The report also endorses an extension of commercial dockless bike-share operators ofo and O-Bike’s ‘on-street operating’ permits until March 2019.

There was a consensus among councillors last year that if a commercial operator was willing to set up a private bike-share network in the CBD, Adelaide Free Bikes – most popular with tourists and city visitors – should not receive further public funding.

The free scheme, which has been operating since 2005, requires cyclists to return bikes to dedicated locations around the city – whereas the dockless bike-share schemes allow users to leave GPS-tracked bikes wherever their trip ends (within geographical boundaries).

The staff report also suggests criteria for increasing the number of commercial bikeshare bicycles in the CBD, under the council’s permit, allowing more bikes on the road if the average number of hires exceeds 1.2 hires per bike, per day. On the other hand, if the rate of hires per bike is lower than 0.5 per day, the limit may be lowered.

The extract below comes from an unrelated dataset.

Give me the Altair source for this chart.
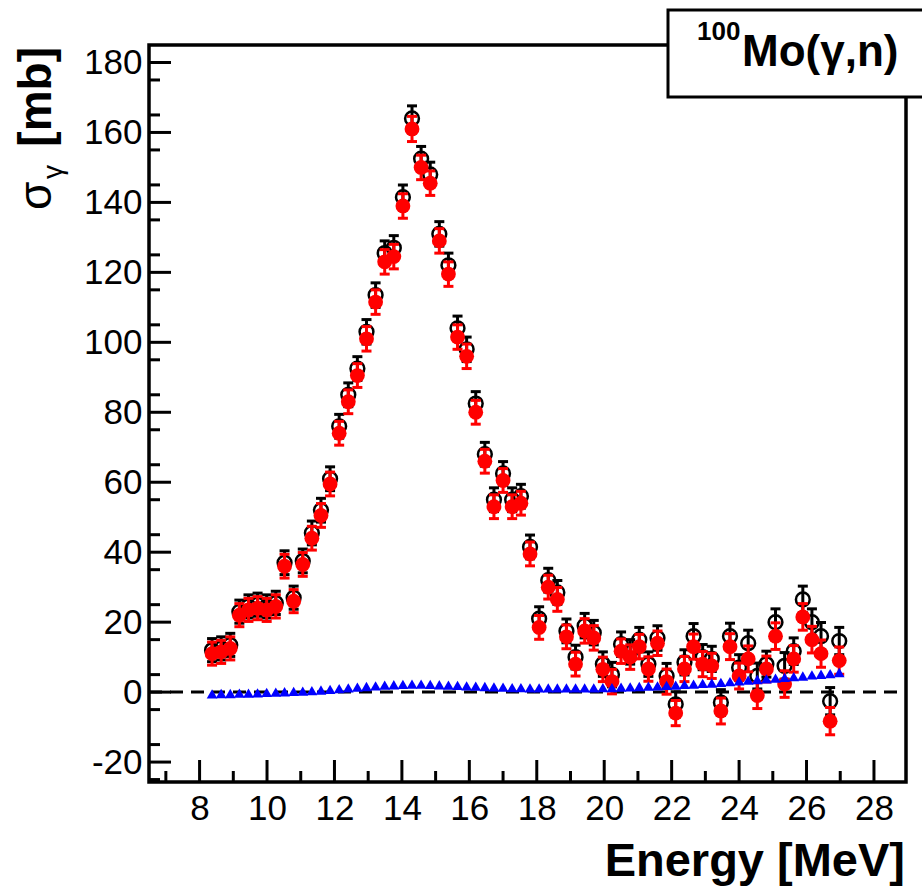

The report asks that the council delegate authority to CEO Mark Goldstone for all future ‘on-street operations’ permit approvals and alterations.

It also reveals the council has received 65 complaints regarding the dockless bikes since commercial operators arrived in Adelaide last year. Most of those complaints related to abandoned bikes, with the bike share operator(s) then being contacted to relocate the bikes.

Adelaide appears to have avoided an equivalent of the spectacle of dozens of bicycles – owned by O-Bike – being fished out of Melbourne’s Yarra River last year.

“Based on the usage statistics provided by the dockless bike-share operators, this equates to a complaint rate of 0.17%,” the report says.

It will be debated at a council meeting this evening.